The new quarterback was, of course, Brett Favre. There were some glitches because this was only their second practice together -- Favre had just arrived in a trade -- but the hard-driving Mangini wasn't about to make an exception just because the guilty parties happened to be a future Hall of Famer and a Pro Bowl center.
So they ran, side by side, and the Favre-obsessed crowd -- thousands of spectators -- rose to its feet in applause as the old gunslinger jogged around the field, smiling. Within minutes, video of the lap appeared on YouTube, back in the day when YouTube moments were still considered cool. Mangold was an afterthought -- the other guy -- but he relished the oddity of the scene, later remarking it was the first time he had been cheered for making a mistake.
A decade later, it's time for Mangold to take another lap -- a victory lap.
This time, he will be alone in the spotlight, deserving of the praise and congratulations that will come his way in the coming days and months. On Tuesday morning, Mangold announced his retirement, surprising no one.
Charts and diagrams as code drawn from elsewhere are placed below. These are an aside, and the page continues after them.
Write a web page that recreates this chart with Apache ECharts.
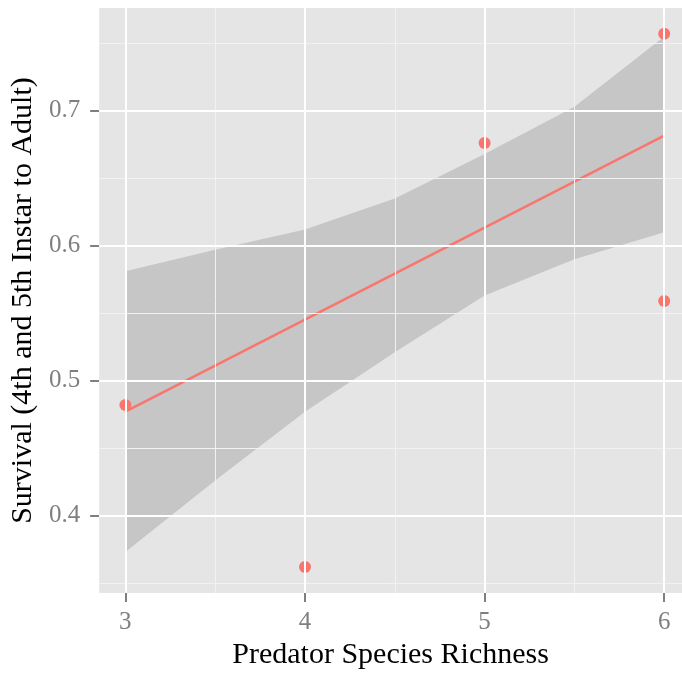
<!DOCTYPE html>
<html>
<head>
<meta charset="utf-8">
<script src="https://cdn.jsdelivr.net/npm/echarts@6/dist/echarts.min.js"></script>
<style>
  html, body { margin: 0; padding: 0; background: #fff; }
  #chart { width: 682px; height: 675px; }
</style>
</head>
<body>
<div id="chart"></div>
<script>
// observed points
const pointX = [3, 4, 5, 6, 6];
const pointY = [0.482, 0.362, 0.676, 0.757, 0.559];

// fitted line (end points)
const lineX = [3, 6];
const lineY = [0.477, 0.6815];

// confidence band, read at half steps
const bandX = [3, 3.5, 4, 4.5, 5, 5.5, 6];
const bandLower = [0.373, 0.426, 0.477, 0.521, 0.563, 0.590, 0.610];
const bandUpper = [0.581, 0.597, 0.612, 0.635, 0.668, 0.703, 0.755];

// ticks and grid lines
const xTicks = [3, 4, 5, 6];
const xMinor = [3.5, 4.5, 5.5];
const yTicks = [0.4, 0.5, 0.6, 0.7];
const yMinor = [0.35, 0.45, 0.55, 0.65, 0.75];

const serif = '"Liberation Serif", "DejaVu Serif", serif';
const chart = echarts.init(document.getElementById('chart'));

const gridLines = [
  ...xMinor.map((v) => ({ xAxis: v, lineStyle: { color: '#f2f2f2', width: 1 } })),
  ...yMinor.map((v) => ({ yAxis: v, lineStyle: { color: '#f2f2f2', width: 1 } })),
  ...xTicks.map((v) => ({ xAxis: v, lineStyle: { color: '#ffffff', width: 2 } })),
  ...yTicks.map((v) => ({ yAxis: v, lineStyle: { color: '#ffffff', width: 2 } }))
];

// band drawn once as a polygon: upper edge left to right, lower edge back
function renderBand(params, api) {
  if (params.dataIndex !== 0) return null;
  const upper = bandX.map((x, i) => api.coord([x, bandUpper[i]]));
  const lower = bandX.map((x, i) => api.coord([x, bandLower[i]])).reverse();
  return {
    type: 'polygon',
    shape: { points: upper.concat(lower) },
    style: { fill: 'rgba(153,153,153,0.4)' },
    silent: true
  };
}

chart.setOption({
  animation: false,
  grid: {
    left: 97, right: 0, top: 8, bottom: 80,
    show: true, backgroundColor: '#e5e5e5', borderWidth: 0
  },
  xAxis: {
    type: 'value',
    min: 2.854,
    max: 6.099,
    name: 'Predator Species Richness',
    nameLocation: 'middle',
    nameGap: 37,
    nameTextStyle: { fontFamily: serif, fontSize: 30, color: '#000' },
    axisLine: { show: false },
    axisTick: { show: true, length: 9, customValues: xTicks, lineStyle: { color: '#555', width: 1.5 } },
    axisLabel: { customValues: xTicks, margin: 17, color: '#7f7f7f', fontFamily: serif, fontSize: 25 },
    splitLine: { show: false }
  },
  yAxis: {
    type: 'value',
    min: 0.3426,
    max: 0.7761,
    name: 'Survival (4th and 5th Instar to Adult)',
    nameLocation: 'middle',
    nameGap: 58,
    nameTextStyle: { fontFamily: serif, fontSize: 30, color: '#000' },
    axisLine: { show: false },
    axisTick: { show: true, length: 9, customValues: yTicks, lineStyle: { color: '#555', width: 1.5 } },
    axisLabel: {
      customValues: yTicks, margin: 19, color: '#7f7f7f', fontFamily: serif, fontSize: 25,
      formatter: (v) => v.toFixed(1)
    },
    splitLine: { show: false }
  },
  series: [
    {
      name: 'grid',
      type: 'line',
      z: 1,
      data: [],
      markLine: {
        silent: true,
        symbol: ['none', 'none'],
        label: { show: false },
        lineStyle: { type: 'solid' },
        data: gridLines
      }
    },
    {
      name: 'band',
      type: 'custom',
      z: 2,
      data: bandX.map((x, i) => [x, bandLower[i], bandUpper[i]]),
      encode: { x: 0, y: [1, 2] },
      renderItem: renderBand
    },
    {
      name: 'fit',
      type: 'line',
      z: 3,
      data: lineX.map((x, i) => [x, lineY[i]]),
      symbol: 'none',
      lineStyle: { color: '#f8766d', width: 2.5 }
    },
    {
      name: 'points',
      type: 'scatter',
      z: 4,
      data: pointX.map((x, i) => [x, pointY[i]]),
      symbolSize: 12,
      itemStyle: { color: '#f8766d', opacity: 1 }
    }
  ]
});
</script>
</body>
</html>
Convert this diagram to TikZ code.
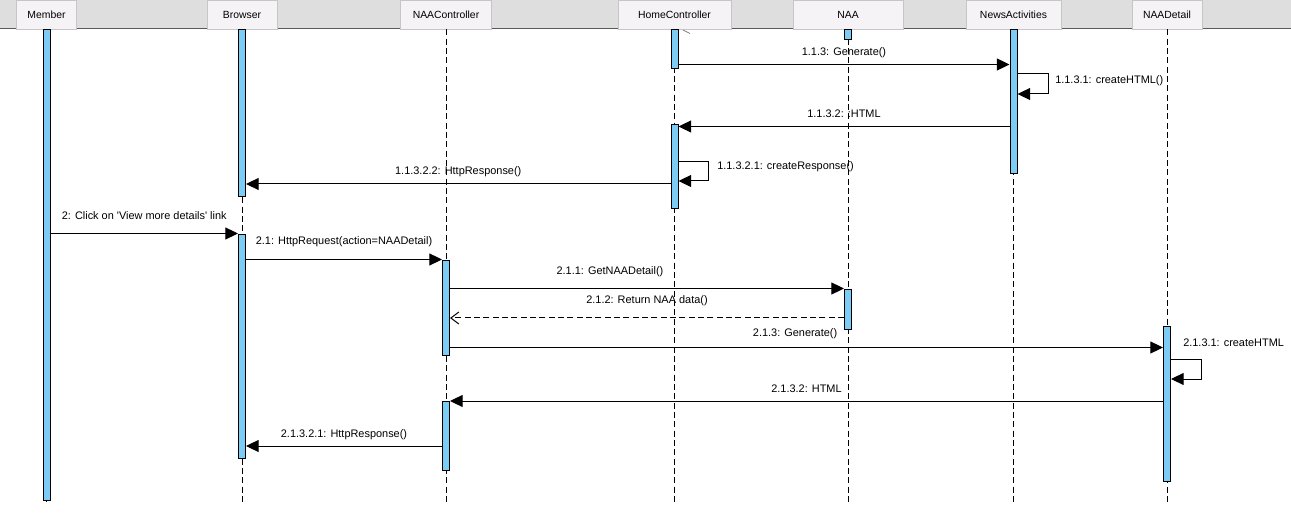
\documentclass[tikz,border=0pt]{standalone}
\usepackage{fontspec}
\setmainfont{Liberation Sans}
\usetikzlibrary{arrows.meta}
\definecolor{hdrgray}{RGB}{222,222,222}
\definecolor{headfill}{RGB}{246,243,246}
\definecolor{barblue}{RGB}{125,204,245}
\begin{document}
\begin{tikzpicture}[x=0.75pt,y=-0.75pt,
  head/.style={draw=gray!45,fill=headfill,minimum height=21.75pt,inner sep=0pt,font=\fontsize{7.8}{9}\selectfont},
  lifeline/.style={line width=0.75pt,dash pattern=on 4.5pt off 2.5pt},
  actbar/.style={draw=black,fill=barblue,line width=0.75pt,minimum width=5.25pt,inner sep=0pt,anchor=north},
  msg/.style={line width=0.75pt,-{Triangle[length=9.5pt,width=9pt]}},
  reply/.style={line width=0.75pt,dash pattern=on 4.5pt off 2.5pt,-{Straight Barb[length=6pt,width=9pt]}},
  lbl/.style={font=\fontsize{8.2}{9.5}\selectfont,inner sep=0pt}]
\useasboundingbox (0,0) rectangle (1291,516);
\fill[white] (0,0) rectangle (1291,516);
\fill[hdrgray] (0,0) rectangle (1291,28.5);
\draw[gray!70!black,line width=1pt] (0,28.5) -- (1291,28.5);

\node[head,minimum width=45pt] (member) at (46.5,14.5) {Member};
\node[head,minimum width=52.5pt] (browser) at (242,14.5) {Browser};
\node[head,minimum width=68.25pt] (naactrl) at (446,14.5) {NAAController};
\node[head,minimum width=84.75pt] (homectrl) at (674.5,14.5) {HomeController};
\node[head,minimum width=82.5pt] (naa) at (848,14.5) {NAA};
\node[head,minimum width=71.25pt] (newsact) at (1013.5,14.5) {NewsActivities};
\node[head,minimum width=52.5pt] (naadetail) at (1167,14.5) {NAADetail};

\foreach \n in {member,browser,naactrl,homectrl,naa,newsact,naadetail}
  \draw[lifeline] (\n.south) -- ++(0,474);

\foreach \n/\x/\ya/\yb in {memberbar/46.5/29/500, browserbar1/242/29/196, browserbar2/242/234/458,
    naactrlbar1/446/260/355, naactrlbar2/446/401/470, homebar1/674.5/29/68, homebar2/674.5/124/208,
    naabar1/848/29/39, naabar2/848/289/329, newsbar/1013.5/29/173, detailbar/1167/326/481}
  \node[actbar,minimum height={(\yb-\ya)*0.75pt}] (\n) at (\x,\ya) {};

\draw[gray,line width=0.6pt] (683,30) -- (690,33.5);

\draw[msg] (homebar1.east |- 0,64.5) -- node[lbl,yshift=8.6pt] (l1) {1.1.3: Generate()} (newsbar.west |- 0,64.5);
\draw[msg] (newsbar.east |- 0,74) -- ++(31,0) -- ++(0,20) -- (newsbar.east |- 0,94);
\node[lbl,anchor=west] (l2) at (1055,81) {1.1.3.1: createHTML()};
\draw[msg] (newsbar.west |- 0,126.5) -- node[lbl,yshift=9.5pt] (l3) {1.1.3.2: :HTML} (homebar2.east |- 0,126.5);
\draw[msg] (homebar2.east |- 0,162) -- ++(30,0) -- ++(0,19) -- (homebar2.east |- 0,181);
\node[lbl,anchor=west] (l4) at (717,167) {1.1.3.2.1: createResponse()};
\draw[msg] (homebar2.west |- 0,184) -- node[lbl,yshift=9pt] (l5) {1.1.3.2.2: HttpResponse()} (browserbar1.east |- 0,184);

\draw[msg] (memberbar.east |- 0,233.5) -- node[lbl,yshift=13.5pt] (l6) {2: Click on \textquotesingle View more details\textquotesingle{} link} (browserbar2.west |- 0,233.5);
\draw[msg] (browserbar2.east |- 0,259.5) -- node[lbl,yshift=13pt] (l7) {2.1: HttpRequest(action=NAADetail)} (naactrlbar1.west |- 0,259.5);
\draw[msg] (naactrlbar1.east |- 0,288.5) -- node[lbl,pos=0.406,yshift=12.8pt] (l8) {2.1.1: GetNAADetail()} (naabar2.west |- 0,288.5);
\draw[reply] (naabar2.west |- 0,318) -- node[lbl,yshift=12.8pt] (l9) {2.1.2: Return NAA data()} (naactrlbar1.east |- 0,318);
\draw[msg] (naactrlbar1.east |- 0,347.5) -- node[lbl,pos=0.484,yshift=10.5pt] (l10) {2.1.3: Generate()} (detailbar.west |- 0,347.5);
\draw[msg] (detailbar.east |- 0,359.5) -- ++(30,0) -- ++(0,19.5) -- (detailbar.east |- 0,379);
\node[lbl,anchor=west] (l11) at (1183,343) {2.1.3.1: createHTML};
\draw[msg] (detailbar.west |- 0,401) -- node[lbl,yshift=9pt] (l12) {2.1.3.2: HTML} (naactrlbar2.east |- 0,401);
\draw[msg] (naactrlbar2.west |- 0,446) -- node[lbl,yshift=8.3pt] (l13) {2.1.3.2.1: HttpResponse()} (browserbar2.east |- 0,446);
\end{tikzpicture}
\end{document}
He will be feted next Tuesday at a news conference at the Jets' headquarters in Florham Park, New Jersey, where he will sign a ceremonial one-day contract and walk away as a Jet.
Perfect endings don't come along too often in sports. This isn't perfect -- Mangold was stung by the team's decision to release him 14 months ago -- but it's pretty close.
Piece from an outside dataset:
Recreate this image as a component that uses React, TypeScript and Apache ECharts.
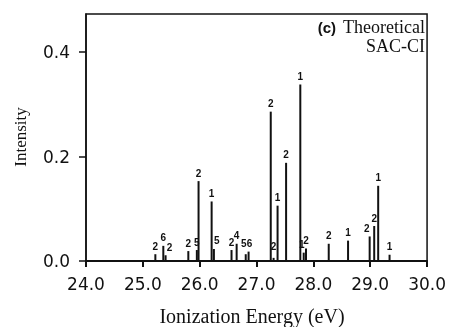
import React, { useEffect, useRef } from "react";
import * as echarts from "echarts";

const energies = [
  25.22, 25.36, 25.4, 25.8, 25.95, 25.98, 26.21, 26.25, 26.56, 26.65, 26.81, 26.86,
  27.25, 27.3, 27.37, 27.52, 27.77, 27.83, 27.87, 28.27, 28.61, 28.99, 29.07, 29.14, 29.34,
];
const intensities = [
  0.013, 0.029, 0.011, 0.019, 0.021, 0.153, 0.114, 0.023, 0.021, 0.033, 0.013, 0.018,
  0.286, 0.006, 0.106, 0.188, 0.338, 0.016, 0.024, 0.033, 0.039, 0.047, 0.067, 0.144, 0.012,
];
const multiplicities = [
  "2", "6", "2", "2", "5", "2", "1", "5", "2", "4", "5", "6",
  "2", "2", "1", "2", "1", "1", "2", "2", "1", "2", "2", "1", "1",
];
const yTicks = [0, 0.2, 0.4];
const xName = "Ionization Energy (eV)";
const yName = "Intensity";

export default function App() {
  const ref = useRef<HTMLDivElement>(null);
  useEffect(() => {
    const chart = echarts.init(ref.current!, null, { renderer: "svg" });
    const ink = "#111";
    const labelShift: Record<number, number[]> = {
      2: [4, 0], 7: [3, 0], 10: [-2, -3], 11: [1, 0], 13: [0, -3], 17: [-2, 0], 21: [-3, 0],
    };
    chart.setOption({
      animation: false,
      grid: {
        left: 86, right: 13, top: 14, bottom: 66,
        show: true, borderColor: ink, borderWidth: 1.5, backgroundColor: "transparent",
      },
      xAxis: {
        type: "value", min: 24, max: 30, interval: 1,
        axisLine: { show: true, lineStyle: { color: ink, width: 2 } },
        axisTick: { show: true, length: 6, lineStyle: { color: ink, width: 2 } },
        axisLabel: {
          formatter: (v: number) => v.toFixed(1), color: ink, fontSize: 17,
          fontFamily: "DejaVu Sans", margin: 14,
        },
        splitLine: { show: false },
      },
      yAxis: {
        type: "value", min: 0, max: 0.473,
        axisLine: { show: true, lineStyle: { color: ink, width: 1.5 } },
        axisTick: { show: true, length: 7, customValues: yTicks, lineStyle: { color: ink, width: 1.5 } },
        axisLabel: {
          customValues: yTicks, formatter: (v: number) => v.toFixed(1), color: ink,
          fontSize: 17, fontFamily: "DejaVu Sans", margin: 16,
        },
        splitLine: { show: false },
      },
      series: [
        {
          type: "bar",
          data: energies.map((e, i) => ({
            value: [e, intensities[i]],
            label: labelShift[i] ? { offset: labelShift[i] } : undefined,
          })),
          barWidth: 2,
          itemStyle: { color: ink },
          label: {
            show: true, position: "top", distance: 3,
            formatter: (p: any) => multiplicities[p.dataIndex],
            fontSize: 10, fontWeight: "bold", fontFamily: "Liberation Sans", color: ink,
          },
        },
      ],
      graphic: [
        {
          type: "text", x: 252, y: 316,
          style: { text: xName, font: '20px "Liberation Serif"', fill: ink, textAlign: "center", textVerticalAlign: "middle" },
        },
        {
          type: "text", x: 20, y: 137, rotation: Math.PI / 2,
          style: { text: yName, font: '17px "Liberation Serif"', fill: ink, textAlign: "center", textVerticalAlign: "middle" },
        },
        {
          type: "text", x: 336, y: 27,
          style: { text: "(c)", font: 'bold 15px "Liberation Sans"', fill: ink, textAlign: "right", textVerticalAlign: "middle" },
        },
        {
          type: "text", x: 425, y: 27,
          style: { text: "Theoretical", font: '18px "Liberation Serif"', fill: ink, textAlign: "right", textVerticalAlign: "middle" },
        },
        {
          type: "text", x: 425, y: 46,
          style: { text: "SAC-CI", font: '18px "Liberation Serif"', fill: ink, textAlign: "right", textVerticalAlign: "middle" },
        },
      ],
    });
    return () => chart.dispose();
  }, []);
  return <div ref={ref} style={{ position: "fixed", left: 0, top: 0, width: 449, height: 327 }} />;
}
Mangold and Hall-of-Fame finalist Kevin Mawae, whom he succeeded in 2006, are the best centers in franchise history. Mangold was named to seven Pro Bowls and two All-Pro teams in 11 years, but it would be wrong to limit his legacy to one position. He was more than a premier center; he was one of the best offensive players to wear a Jets uniform. Period.
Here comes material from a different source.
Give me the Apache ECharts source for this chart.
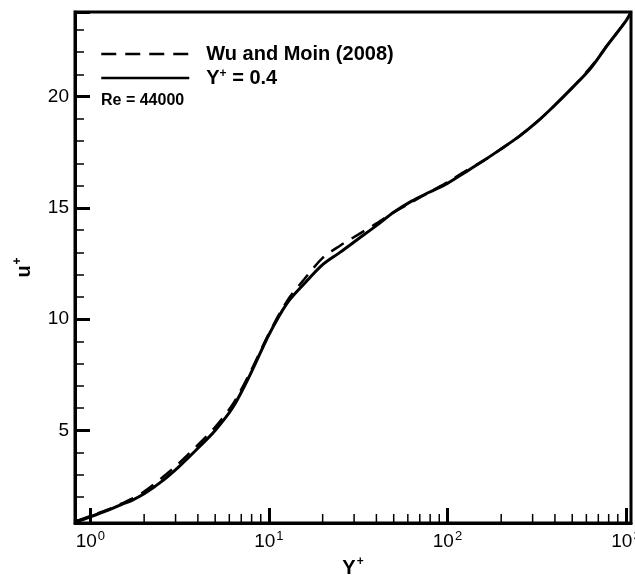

In fact, the only player on offense to receive more first-team, All-Pro honors than Mangold is former tackle Marvin Powell, who accomplished it in 1979, 1981 and 1982.
For 11 years, Mangold was the rock of stability on offense. The coaches changed, the coordinators changed and the quarterbacks changed, but Mangold was the pillar. He anchored an offensive line that ranked six times in the top 10 in rushing, including the No. 1 ranking in 2009. That year, their line was the best in football -- D'Brickashaw Ferguson, Alan Faneca, Mangold, Brandon Moore and Damien Woody.
With Mangold on the field, the Jets played with two quarterbacks. He was a cerebral player who astounded teammates with his knowledge of the entire offense, not just the line or his position. He was the traffic cop and, at times, a big brother to the young quarterbacks who were thrown into the fire as rookies, namely Mark Sanchez and Geno Smith.
"In my 11 years as a Jet, there were plenty of ups and downs but, through it all, I wanted to be the Steady Eddie," Mangold said in his retirement announcement. "I wanted to be the guy that other guys looked at to see how it was done."
Mangold, 34, is an absolute lock for the Jets' Ring of Honor. But the Pro Football Hall of Fame? That will be tough.
He was one of the top two or three centers in the league over the course of his career, but it's difficult for centers to break into Canton's elite fraternity. Look at Mawae. His credentials are stronger than those of Mangold, and he's still waiting for his Hall call. Mawae was an eight-time Pro Bowler, a three-time All Pro and a member of the NFL all-decade team for the 2000s, and yet he has come up short as a finalist the last two years.
Like Mawae, Mangold never reached a Super Bowl. Came close -- twice -- but no Lombardi Trophy. He called it the "biggest regret" of his career.
Otherwise, it was a wonderful career. Enjoy the victory lap.